As to the theories concerning the location of the Hittite capital, their power was in iron, found in their homeland. There was also the question of the Sea Peoples, among them the Philistines, the Sickels and Danyen, who, according to the Egyptions, “where in their isles.” Despite the precautions of the Hittites to keep their centers of power beyond easy reach of the sea, did not help them on the battlefield. The Sea Peoples were like the Vikings of the ancient world, fast Vikings, runners who ran up into the back of the Egyptian, Hittite, Assyrian and Cretan chariots.
Just like the Chinese Great Wall, the Maginot Line, Tyre, and the seven-walled city of Constantinople, upon which J.R.R Tolkien based the principal city of Gondor in The Lord of the Rings, an impregnable fortress indicates an unbeatable enemy and tolls the bell of doom for the builders before they even lay the foundations. In many ways the monuments to the masters of the ancient battlefield where built by those they preyed upon.
Most fascinating about this treatment of the subject was the delving into the Indo-European language. The Hittites were invaders from Europe, which was not at all unusual. There is an area in Anatolia known as Galatia in the Roman world, based on the fact that an army of immigrating Celts [Gauls] settled there in the 200 B.C. The defeat of these Gauls inspired some of the greatest tragic works of Hellenistic art in sculpture.
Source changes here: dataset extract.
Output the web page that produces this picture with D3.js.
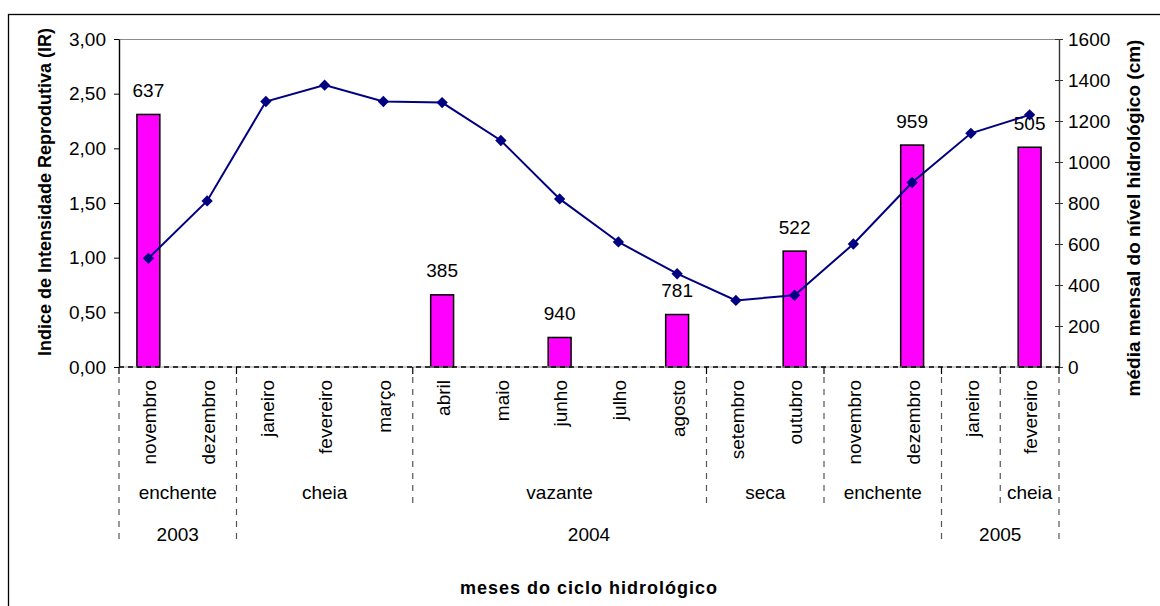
<!DOCTYPE html>
<html><head><meta charset="utf-8">
<script src="https://cdn.jsdelivr.net/npm/d3@7"></script>
<style>
body{margin:0;background:#fff}
svg{display:block;font-family:"Liberation Sans",Arial,sans-serif}
</style>
</head><body>
<svg id="chart" width="1160" height="606"></svg>
<script>
// Months of the hydrological cycle (Nov 2003 – Feb 2005)
const months = ["novembro","dezembro","janeiro","fevereiro","março","abril","maio","junho","julho","agosto","setembro","outubro","novembro","dezembro","janeiro","fevereiro"];
// Reproductive intensity index (IR) per month, null where no sample
const irValues = [2.31,null,null,null,null,0.66,null,0.27,null,0.48,null,1.06,null,2.03,null,2.01];
// Number of individuals sampled, printed above each bar
const sampleSizes = [637,null,null,null,null,385,null,940,null,781,null,522,null,959,null,505];
// Mean monthly river level (cm)
const waterLevel = [530,810,1295,1375,1295,1290,1105,820,610,455,325,350,600,900,1140,1230];
// Hydrological seasons and how many months each spans
const seasonLabels = ["enchente","cheia","vazante","seca","enchente","","cheia"];
const seasonSpans = [2,3,5,2,2,1,1];
// Years and how many months each spans
const yearLabels = ["2003","2004","2005"];
const yearSpans = [2,12,2];
// Axis ticks
const irTicks = [0,0.5,1,1.5,2,2.5,3];
const levelTicks = [0,200,400,600,800,1000,1200,1400,1600];

const svg = d3.select("#chart");
const plotL = 119, plotR = 1059, plotT = 39, plotB = 367;
const FS = 19;

// outer frame
svg.append("rect").attr("x",8.5).attr("y",14.5).attr("width",1300).attr("height",800)
  .attr("fill","none").attr("stroke","#000").attr("stroke-width",1.3);

const x = d3.scaleBand().domain(d3.range(months.length)).range([plotL,plotR]).paddingInner(0).paddingOuter(0);
const yL = d3.scaleLinear().domain([0,3]).range([plotB,plotT]);
const yR = d3.scaleLinear().domain([0,1600]).range([plotB,plotT]);
const bw = x.step();

// plot area top border
svg.append("line").attr("x1",plotL).attr("x2",plotR).attr("y1",plotT+0.5).attr("y2",plotT+0.5)
  .attr("stroke","#8c8c8c").attr("stroke-width",1.2);

// left axis
const gL = svg.append("g").attr("transform",`translate(${plotL},0)`)
  .call(d3.axisLeft(yL).tickValues(irTicks).tickSize(5).tickSizeOuter(0).tickPadding(8)
    .tickFormat(d=>d.toFixed(2).replace(".",",")));
gL.select(".domain").attr("stroke","#000").attr("stroke-width",1.4);
gL.selectAll(".tick line").attr("stroke","#000");
gL.selectAll("text").attr("font-size",FS).attr("fill","#000").attr("font-family","Liberation Sans, Arial, sans-serif");

// right axis
const gR = svg.append("g").attr("transform",`translate(${plotR},0)`)
  .call(d3.axisRight(yR).tickValues(levelTicks).tickSize(4).tickSizeOuter(0).tickPadding(5)
    .tickFormat(d3.format("d")));
gR.select(".domain").attr("stroke","#333").attr("stroke-width",1.4);
gR.selectAll(".tick line").attr("x1",-4).attr("stroke","#333");
gR.selectAll("text").attr("font-size",FS).attr("fill","#000").attr("font-family","Liberation Sans, Arial, sans-serif");

// bars
const barW = bw*0.39;
const barData = irValues.map((v,i)=>({i,v,n:sampleSizes[i]})).filter(d=>d.v!==null);
svg.append("g").selectAll("rect").data(barData).join("rect")
  .attr("x",d=>x(d.i)+bw/2-barW/2).attr("width",barW)
  .attr("y",d=>yL(d.v)).attr("height",d=>yL(0)-yL(d.v))
  .attr("fill","#ff00ff").attr("stroke","#000").attr("stroke-width",1.5);

svg.append("g").selectAll("text").data(barData).join("text")
  .attr("x",d=>x(d.i)+bw/2).attr("y",d=>yL(d.v)-24).attr("dy","0.35em")
  .attr("text-anchor","middle").attr("font-size",FS).attr("fill","#000")
  .text(d=>d.n);

// x axis baseline: grey border under black dashes
svg.append("line").attr("x1",plotL).attr("x2",plotR).attr("y1",plotB).attr("y2",plotB)
  .attr("stroke","#9a9a9a").attr("stroke-width",1.2);
svg.append("line").attr("x1",plotL).attr("x2",plotR).attr("y1",plotB).attr("y2",plotB)
  .attr("stroke","#000").attr("stroke-width",1.4).attr("stroke-dasharray","5,4");

// water level line
const line = d3.line().x((d,i)=>x(i)+bw/2).y(d=>yR(d));
svg.append("path").datum(waterLevel).attr("d",line)
  .attr("fill","none").attr("stroke","#000080").attr("stroke-width",2);
svg.append("g").selectAll("path").data(waterLevel).join("path")
  .attr("transform",(d,i)=>`translate(${x(i)+bw/2},${yR(d)}) rotate(45)`)
  .attr("d",d3.symbol(d3.symbolSquare,64)())
  .attr("fill","#000080");

// category boundaries
const seasonEdges = [0,...d3.cumsum(seasonSpans)];
const yearEdges = [0,...d3.cumsum(yearSpans)];
const edgeX = k => plotL + k*bw;
const seasonBottom = 507, yearBottom = 543;
const gB = svg.append("g");
seasonEdges.forEach(k=>{
  const isYear = yearEdges.includes(k);
  gB.append("line").attr("x1",edgeX(k)).attr("x2",edgeX(k)).attr("y1",plotB).attr("y2",plotB+7)
    .attr("stroke","#000").attr("stroke-width",1.2);
  gB.append("line").attr("x1",edgeX(k)).attr("x2",edgeX(k)).attr("y1",plotB+10)
    .attr("y2",isYear?yearBottom:seasonBottom)
    .attr("stroke","#555").attr("stroke-width",1.2).attr("stroke-dasharray","6,6");
});

// month labels
svg.append("g").selectAll("text").data(months).join("text")
  .attr("transform",(d,i)=>`translate(${x(i)+bw/2+1},380) rotate(-90)`)
  .attr("dy","0.35em").attr("text-anchor","end").attr("font-size",FS).attr("fill","#000")
  .text(d=>d);

// season labels
svg.append("g").selectAll("text").data(seasonLabels).join("text")
  .attr("x",(d,i)=>(edgeX(seasonEdges[i])+edgeX(seasonEdges[i+1]))/2)
  .attr("y",492).attr("dy","0.35em").attr("text-anchor","middle")
  .attr("font-size",FS).attr("fill","#000").text(d=>d);

// year labels
svg.append("g").selectAll("text").data(yearLabels).join("text")
  .attr("x",(d,i)=>(edgeX(yearEdges[i])+edgeX(yearEdges[i+1]))/2)
  .attr("y",534).attr("dy","0.35em").attr("text-anchor","middle")
  .attr("font-size",FS).attr("fill","#000").text(d=>d);

// axis titles
svg.append("text").attr("transform","translate(45,192) rotate(-90)").attr("dy","0.35em")
  .attr("text-anchor","middle").attr("font-size",18).attr("font-weight","bold")
  .text("Indice de Intensidade Reprodutiva (IR)");
svg.append("text").attr("transform","translate(1133,218) rotate(-90)").attr("dy","0.35em")
  .attr("text-anchor","middle").attr("font-size",19).attr("font-weight","bold")
  .text("média mensal do nível hidrológico (cm)");
svg.append("text").attr("x",589).attr("y",588).attr("dy","0.35em")
  .attr("text-anchor","middle").attr("font-size",18).attr("font-weight","bold")
  .attr("letter-spacing",1)
  .text("meses do ciclo hidrológico");
</script>
</body></html>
I do have a problem with the way the producers make the Hittites out to be the only ruthless conquerors in the ancient world. The evidence presented in this documentary indicates that the Hittites were not expansionist by modern standards, rather they seemed technologically innovative on the battlefield, inclined to kill and leave rather than stay and conquer and also obsessed with defensive works at home. The Hittite civil war certainly hastened the fall of the Hittite empire. However, their soldiers served as mercenaries in Egypt in later times, renowned with the sword, and it is unlikely that they died out, but rather reduced their political commitments and moved on. In any case, the empires that relied on the chariot were on the wane and would fall. To this viewer, the big question is what wandering band of barbarians did the Hittites become when they gave up their experiment with empire.
Did they return to what had originally been a nomadic existence?